Il en irait absolument de même si l’on voulait diviser le cercle en parties égales par des chordes partant du même point de sa circonférence, ou par des droites partant d’un point intérieur autre que son centre.

La solution élémentaire du problème proposé paraît donc ne pouvoir reposer que sur les seules considérations suivantes :

1.o Les circonférences des cercles (et partant aussi leurs demi-circonférences) croissent comme leurs rayons. Si donc les rayons d’une suite de cercles suivent une progression arithmétique, leurs demi-circonférences suivront aussi une progression arithmétique, et conséquemment la somme de deux demi-circonférences, également distantes des extrêmes, sera une quantité constante et égale à la somme des demi-circonférences extrêmes.

2.o Les surfaces des cercles (et partant aussi celles des demi-cercles) croissent comme les quarrés de leurs rayons. Si donc les rayons d’une suite de cercles croissent comme les nombres naturels, les différences consécutives des aires de ces cercles (et partant aussi celles des aires des moitiés de ces cercles) suivront la progression arithmétique des nombres impairs. Ainsi les sommes des différences également distantes du plus petit demi-cercle et de la différence des deux plus grands, seront une quantité constante et égale à cette différence des deux plus grands demi-cercles, augmentée du plus petit.

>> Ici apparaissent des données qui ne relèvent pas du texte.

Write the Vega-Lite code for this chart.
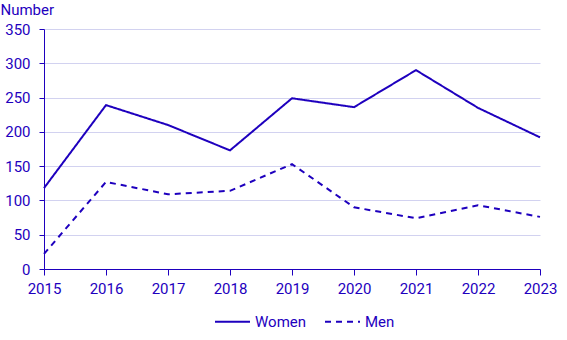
{
  "$schema": "https://vega.github.io/schema/vega-lite/v6.json",
  "width": 496,
  "height": 240,
  "autosize": {"type": "none"},
  "padding": {"left": 44, "top": 29, "right": 27, "bottom": 71},
  "background": "white",
  "config": {
    "view": {"stroke": null},
    "font": "Roboto",
    "axis": {"labelFont": "Roboto", "titleFont": "Roboto"},
    "legend": {"labelFont": "Roboto"}
  },
  "data": {
    "values": [
      {"year": "2015", "sex": "Women", "value": 118},
      {"year": "2016", "sex": "Women", "value": 239},
      {"year": "2017", "sex": "Women", "value": 210},
      {"year": "2018", "sex": "Women", "value": 173},
      {"year": "2019", "sex": "Women", "value": 249},
      {"year": "2020", "sex": "Women", "value": 236},
      {"year": "2021", "sex": "Women", "value": 290},
      {"year": "2022", "sex": "Women", "value": 235},
      {"year": "2023", "sex": "Women", "value": 192},
      {"year": "2015", "sex": "Men", "value": 22},
      {"year": "2016", "sex": "Men", "value": 127},
      {"year": "2017", "sex": "Men", "value": 109},
      {"year": "2018", "sex": "Men", "value": 114},
      {"year": "2019", "sex": "Men", "value": 153},
      {"year": "2020", "sex": "Men", "value": 90},
      {"year": "2021", "sex": "Men", "value": 74},
      {"year": "2022", "sex": "Men", "value": 93},
      {"year": "2023", "sex": "Men", "value": 76}
    ]
  },
  "mark": {"type": "line", "strokeWidth": 2, "color": "#1e00be"},
  "encoding": {
    "x": {
      "field": "year",
      "type": "ordinal",
      "scale": {"type": "point", "padding": 0},
      "axis": {
        "title": null,
        "labelAngle": 0,
        "labelFontSize": 15,
        "labelColor": "#1e00be",
        "domainColor": "#1e00be",
        "tickColor": "#1e00be",
        "tickSize": 6,
        "labelPadding": 6,
        "grid": false
      }
    },
    "y": {
      "field": "value",
      "type": "quantitative",
      "scale": {"domain": [0, 350], "nice": false},
      "axis": {
        "values": [0, 50, 100, 150, 200, 250, 300, 350],
        "title": "Number",
        "titleAngle": 0,
        "titleAlign": "left",
        "titleBaseline": "alphabetic",
        "titleX": -44,
        "titleY": -15,
        "titleFontSize": 15,
        "titleFontWeight": "normal",
        "titleColor": "#1e00be",
        "labelFontSize": 15,
        "labelColor": "#1e00be",
        "domainColor": "#1e00be",
        "tickColor": "#1e00be",
        "tickSize": 5,
        "labelPadding": 9,
        "gridColor": "#d2d2f0",
        "gridWidth": 1
      }
    },
    "strokeDash": {
      "field": "sex",
      "type": "nominal",
      "scale": {"domain": ["Women", "Men"], "range": [[1, 0], [6, 5]]},
      "legend": {
        "title": null,
        "orient": "none",
        "direction": "horizontal",
        "legendX": 170,
        "legendY": 274,
        "symbolType": "stroke",
        "symbolSize": 1225,
        "symbolStrokeWidth": 2,
        "symbolStrokeColor": "#1e00be",
        "labelFontSize": 15,
        "labelColor": "#1e00be",
        "columnPadding": 14,
        "labelOffset": 4
      }
    }
  }
}
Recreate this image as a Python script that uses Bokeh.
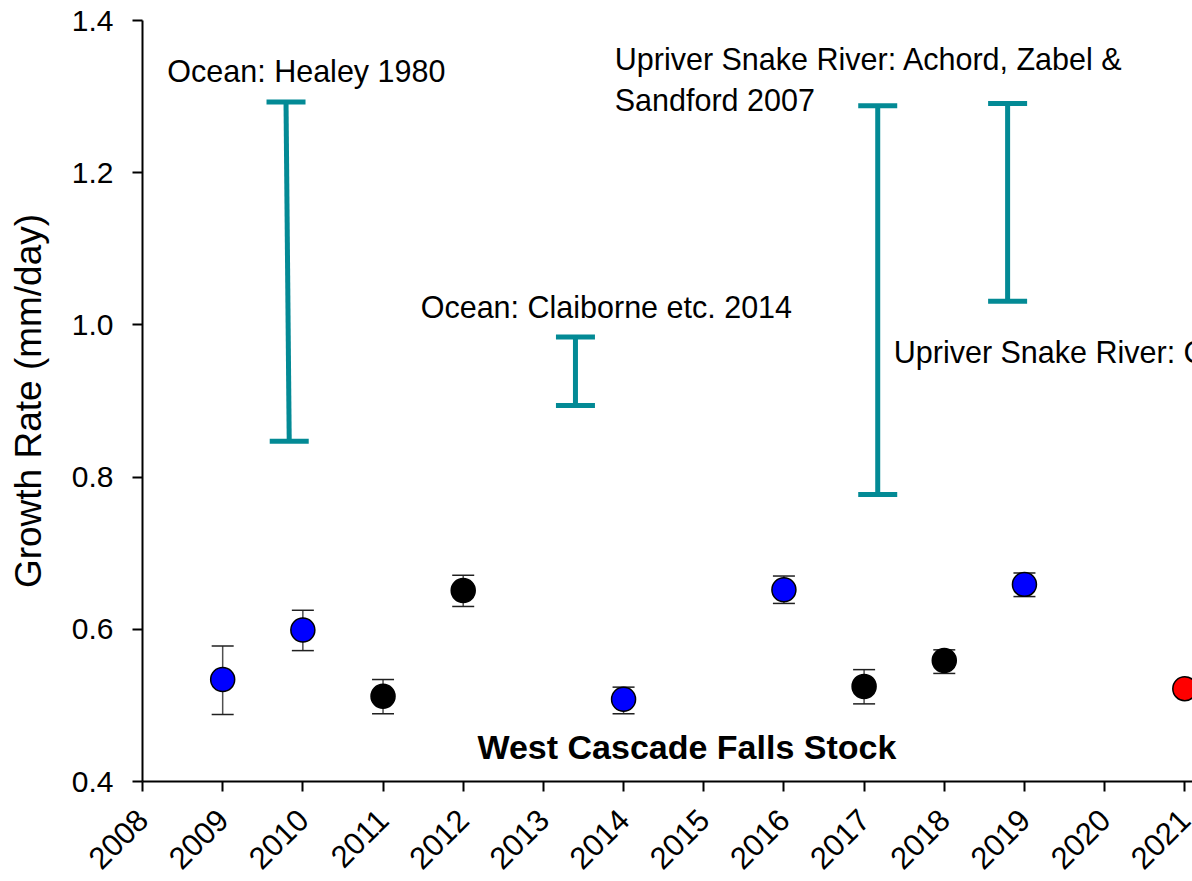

Ces principes établis, la construction du problème proposé se réduit à ce qui suit :

Construction. Soit mené un diamètre du cercle donné, et soit divisé ce diamètre en autant de parties égales qu’on veut obtenir de portions de cercles égales à la fois en surface et en contour. Sur les distances des points de division à l’une des extrémités du diamètre, prises elles-mêmes pour diamètres, soient décris des demi-cercles, tous situés d’un même côté du diamètre divisé.

Soit fait la même opération de l’autre côté de ce diamètre, mais à partir de son autre extrémité, c’est-à-dire en sens inverse.

Il est d’abord clair que le cercle donné se trouvera partagé en autant de parties qu’on aura fait de divisions dans son diamètre, c’est-à-dire, en autant de parties qu’on s’était proposé d’en faire. De plus ; chacune des deux courbes qui termineront chaque partie, se trouvant être la somme de deux demi-circonférences également distantes des extrêmes, sera égale à la demi-circonférence du cercle donné, d’où il suit que le contour total de chaque partie sera égal à la circonférence même de ce cercle.

Enfin, chaque partie du cercle divisé étant la somme de deux différences de demi-cercles également distans des extrêmes, toutes ces parties seront égales en surface, ainsi qu’il était demandé.

L’inspection de la figure 6 où le cercle se trouve divisé, par ce procédé, en sept parties, égales à la fois en surface et en contour ; mettra cette construction dans tout son jour.

Le même procédé s’applique à la division d’un polygone régulier d’un nombre de côtés pair, à celle de l’ellipse et, en général, de toute courbe fermée et convexe, symétrique par rapport à une droite.

Il peut aussi être appliqué à la division du cercle en parties dont les surfaces soient entre elles dans des rapports donnés ; mais les contours de ces parties ne seront plus alors dans le rapport de leurs surfaces.